Algorithmic Censorship

From P2P Foundation
Jump to navigation Jump to search


Discussion

Zeynep Tufekci:

"No Ferguson on Facebook last night. I scrolled. Refreshed.

This morning, though, my Facebook feed is also very heavily dominated by discussion of Ferguson. Many of those posts seem to have been written last night, but I didn’t see them then. Overnight, “edgerank” –or whatever Facebook’s filtering algorithm is called now — seems to have bubbled them up, probably as people engaged them more.

But I wonder: what if Ferguson had started to bubble, but there was no Twitter to catch on nationally? Would it ever make it through the algorithmic filtering on Facebook?
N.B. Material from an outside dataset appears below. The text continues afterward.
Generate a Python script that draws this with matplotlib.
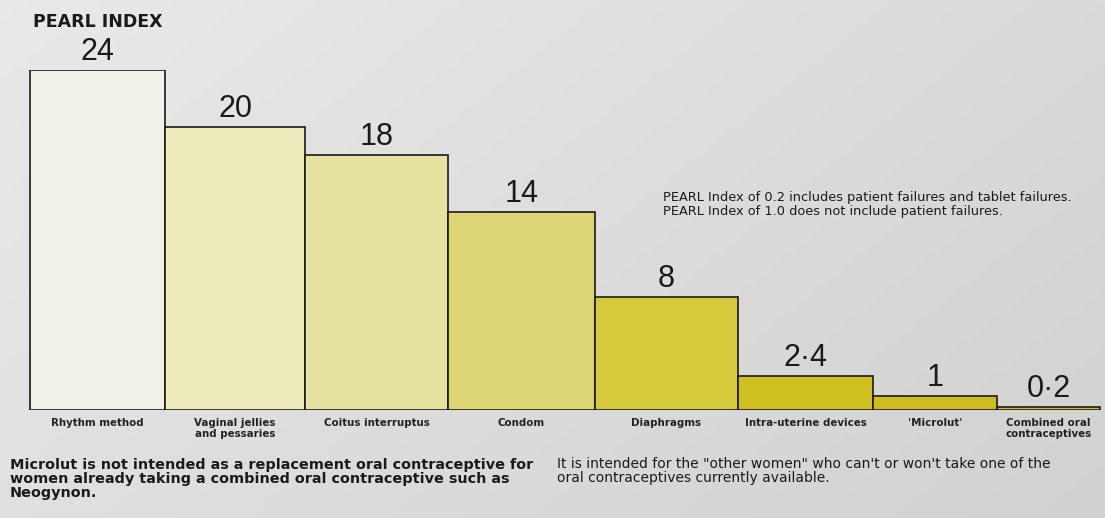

Maybe, but with no transparency to the decisions, I cannot be sure.

Would Ferguson be buried in algorithmic censorship?

...

This isn’t about Facebook per se—maybe it will do a good job, maybe not—but the fact that algorithmic filtering, as a layer, controls what you see on the Internet. Net neutrality (or lack thereof) will be yet another layer determining this. This will come on top of existing inequalities in attention, coverage and control.

Twitter was also affected by algorithmic filtering. “Ferguson” did not trend in the US on Twitter but it did trend locally. [I’ve since learned from @gilgul that that it *briefly* trended but mostly trended at localities.] So, there were fewer chances for people not already following the news to see it on their “trending” bar. Why? Almost certainly because there was already national, simmering discussion for many days and Twitter’s trending algorithm (said to be based on a method called “term frequency inverse document frequency”) rewards spikes… So, as people in localities who had not been talking a lot about Ferguson started to mention it, it trended there though the national build-up in the last five days penalized Ferguson.

Algorithms have consequences.

...

’m not quite sure that without the neutral side of the Internet—the livestreams whose “packets” were fast as commercial, corporate and moneyed speech that travels on our networks, Twitter feeds which are not determined by an opaque corporate algorithms but my own choices,—we’d be having this conversation.

So, I hope that in the coming days, there will be a lot written about race in America, about militarization of police departments, lack of living wage jobs in large geographic swaths of the country.

But keep in mind, Ferguson is also a net neutrality issue. It’s also an algorithmic filtering issue. How the internet is run, governed and filtered is a human rights issue.

And despite a lot of dismal developments, this fight is far from over, and its enemy is cynicism and dismissal of this reality.

Don’t let anyone tell you otherwise.